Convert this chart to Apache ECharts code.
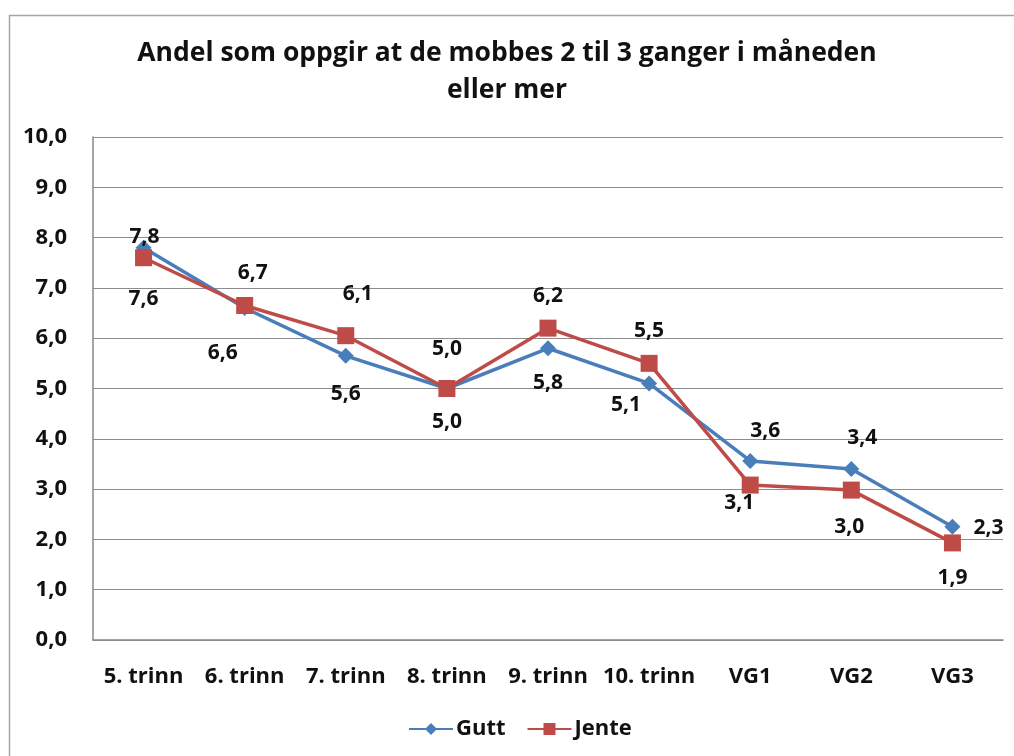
<!DOCTYPE html>
<html>
<head>
<meta charset="utf-8">
<script src="https://cdn.jsdelivr.net/npm/echarts@6/dist/echarts.min.js"></script>
<style>
  html, body { margin: 0; padding: 0; background: #fff; }
  #main { width: 1014px; height: 756px; }
</style>
</head>
<body>
<div id="main"></div>
<script>
let categories = ['5. trinn', '6. trinn', '7. trinn', '8. trinn', '9. trinn', '10. trinn', 'VG1', 'VG2', 'VG3'];
let gutt = [7.8, 6.6, 5.65, 5.0, 5.8, 5.1, 3.56, 3.4, 2.25];
let jente = [7.6, 6.65, 6.05, 5.0, 6.2, 5.5, 3.08, 2.98, 1.93];
let guttText = ['7,8', '6,6', '5,6', '5,0', '5,8', '5,1', '3,6', '3,4', '2,3'];
let jenteText = ['7,6', '6,7', '6,1', '5,0', '6,2', '5,5', '3,1', '3,0', '1,9'];
// label offsets [dx, dy] relative to the point
let guttOff = [[1, -11], [-22, 45], [0, 38], [0, -39], [0, 35], [-23, 22], [15, -30], [11, -31], [36, 1]];
let jenteOff = [[0, 41], [8, -32], [12, -42], [0, 34], [0, -32], [0, -32], [-11, 18], [-2, 37], [0, 35]];

let fam = '"Open Sans", sans-serif';

function buildData(vals, texts, offs) {
    return vals.map(function (v, i) {
        return {
            value: v,
            label: {
                show: true,
                position: 'inside',
                offset: offs[i],
                formatter: texts[i]
            }
        };
    });
}

let chart = echarts.init(document.getElementById('main'));
let option = {
    backgroundColor: '#fff',
    animation: false,
    graphic: [{
        type: 'rect',
        left: 7, top: 13,
        shape: { width: 1030, height: 770 },
        style: { fill: 'none', stroke: '#a6a6a6', lineWidth: 1.5 },
        silent: true
    }],
    title: {
        text: 'Andel som oppgir at de mobbes 2 til 3 ganger i måneden\neller mer',
        left: 'center',
        top: 30,
        textStyle: { fontFamily: fam, fontWeight: 'bold', fontSize: 26.5, color: '#111', lineHeight: 37 }
    },
    legend: {
        bottom: 11,
        left: 403,
        itemWidth: 44,
        itemHeight: 15,
        itemGap: 21,
        textStyle: { fontFamily: fam, fontWeight: 'bold', fontSize: 22, color: '#111', padding: [0, 0, 0, -2] },
        data: ['Gutt', 'Jente']
    },
    grid: { left: 93, right: 11, top: 137, bottom: 116 },
    xAxis: {
        type: 'category',
        data: categories,
        boundaryGap: true,
        axisLine: { lineStyle: { color: '#888', width: 1.5 } },
        axisTick: { show: false },
        axisLabel: { interval: 0, margin: 26, fontFamily: fam, fontWeight: 'bold', fontSize: 22, color: '#111' }
    },
    yAxis: {
        type: 'value',
        min: 0, max: 10, interval: 1,
        axisLine: { show: true, lineStyle: { color: '#888', width: 1.5 } },
        axisTick: { show: false },
        splitLine: { lineStyle: { color: '#8c8c8c', width: 1.2 } },
        axisLabel: {
            margin: 26,
            fontFamily: fam, fontWeight: 'bold', fontSize: 22, color: '#111',
            formatter: function (v) { return v.toFixed(1).replace('.', ','); }
        }
    },
    series: [
        {
            name: 'Gutt',
            type: 'line',
            data: buildData(gutt, guttText, guttOff),
            symbol: 'diamond',
            symbolSize: 16,
            color: '#4a7ebb',
            lineStyle: { width: 3.5, color: '#4a7ebb' },
            itemStyle: { color: '#4a7ebb' },
            label: { fontFamily: fam, fontWeight: 'bold', fontSize: 21, color: '#111' },
            z: 3
        },
        {
            name: 'Jente',
            type: 'line',
            data: buildData(jente, jenteText, jenteOff),
            symbol: 'rect',
            symbolSize: 17,
            color: '#be4b48',
            lineStyle: { width: 3.5, color: '#be4b48' },
            itemStyle: { color: '#be4b48' },
            label: { fontFamily: fam, fontWeight: 'bold', fontSize: 21, color: '#111' },
            z: 4
        }
    ]
};
chart.setOption(option);
</script>
</body>
</html>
··········
**Short problem**. Omitting all images, print the listing exactly.

**Solution to the problem**.
Convert this chart to Apache ECharts code.
<!DOCTYPE html>
<html>
<head>
<meta charset="utf-8">
<script src="https://cdn.jsdelivr.net/npm/echarts@6/dist/echarts.min.js"></script>
<style>
  html, body { margin: 0; padding: 0; background: #fff; }
  #main { width: 1014px; height: 756px; }
</style>
</head>
<body>
<div id="main"></div>
<script>
let categories = ['5. trinn', '6. trinn', '7. trinn', '8. trinn', '9. trinn', '10. trinn', 'VG1', 'VG2', 'VG3'];
let gutt = [7.8, 6.6, 5.65, 5.0, 5.8, 5.1, 3.56, 3.4, 2.25];
let jente = [7.6, 6.65, 6.05, 5.0, 6.2, 5.5, 3.08, 2.98, 1.93];
let guttText = ['7,8', '6,6', '5,6', '5,0', '5,8', '5,1', '3,6', '3,4', '2,3'];
let jenteText = ['7,6', '6,7', '6,1', '5,0', '6,2', '5,5', '3,1', '3,0', '1,9'];
// label offsets [dx, dy] relative to the point
let guttOff = [[1, -11], [-22, 45], [0, 38], [0, -39], [0, 35], [-23, 22], [15, -30], [11, -31], [36, 1]];
let jenteOff = [[0, 41], [8, -32], [12, -42], [0, 34], [0, -32], [0, -32], [-11, 18], [-2, 37], [0, 35]];

let fam = '"Open Sans", sans-serif';

function buildData(vals, texts, offs) {
    return vals.map(function (v, i) {
        return {
            value: v,
            label: {
                show: true,
                position: 'inside',
                offset: offs[i],
                formatter: texts[i]
            }
        };
    });
}

let chart = echarts.init(document.getElementById('main'));
let option = {
    backgroundColor: '#fff',
    animation: false,
    graphic: [{
        type: 'rect',
        left: 7, top: 13,
        shape: { width: 1030, height: 770 },
        style: { fill: 'none', stroke: '#a6a6a6', lineWidth: 1.5 },
        silent: true
    }],
    title: {
        text: 'Andel som oppgir at de mobbes 2 til 3 ganger i måneden\neller mer',
        left: 'center',
        top: 30,
        textStyle: { fontFamily: fam, fontWeight: 'bold', fontSize: 26.5, color: '#111', lineHeight: 37 }
    },
    legend: {
        bottom: 11,
        left: 403,
        itemWidth: 44,
        itemHeight: 15,
        itemGap: 21,
        textStyle: { fontFamily: fam, fontWeight: 'bold', fontSize: 22, color: '#111', padding: [0, 0, 0, -2] },
        data: ['Gutt', 'Jente']
    },
    grid: { left: 93, right: 11, top: 137, bottom: 116 },
    xAxis: {
        type: 'category',
        data: categories,
        boundaryGap: true,
        axisLine: { lineStyle: { color: '#888', width: 1.5 } },
        axisTick: { show: false },
        axisLabel: { interval: 0, margin: 26, fontFamily: fam, fontWeight: 'bold', fontSize: 22, color: '#111' }
    },
    yAxis: {
        type: 'value',
        min: 0, max: 10, interval: 1,
        axisLine: { show: true, lineStyle: { color: '#888', width: 1.5 } },
        axisTick: { show: false },
        splitLine: { lineStyle: { color: '#8c8c8c', width: 1.2 } },
        axisLabel: {
            margin: 26,
            fontFamily: fam, fontWeight: 'bold', fontSize: 22, color: '#111',
            formatter: function (v) { return v.toFixed(1).replace('.', ','); }
        }
    },
    series: [
        {
            name: 'Gutt',
            type: 'line',
            data: buildData(gutt, guttText, guttOff),
            symbol: 'diamond',
            symbolSize: 16,
            color: '#4a7ebb',
            lineStyle: { width: 3.5, color: '#4a7ebb' },
            itemStyle: { color: '#4a7ebb' },
            label: { fontFamily: fam, fontWeight: 'bold', fontSize: 21, color: '#111' },
            z: 3
        },
        {
            name: 'Jente',
            type: 'line',
            data: buildData(jente, jenteText, jenteOff),
            symbol: 'rect',
            symbolSize: 17,
            color: '#be4b48',
            lineStyle: { width: 3.5, color: '#be4b48' },
            itemStyle: { color: '#be4b48' },
            label: { fontFamily: fam, fontWeight: 'bold', fontSize: 21, color: '#111' },
            z: 4
        }
    ]
};
chart.setOption(option);
</script>
</body>
</html>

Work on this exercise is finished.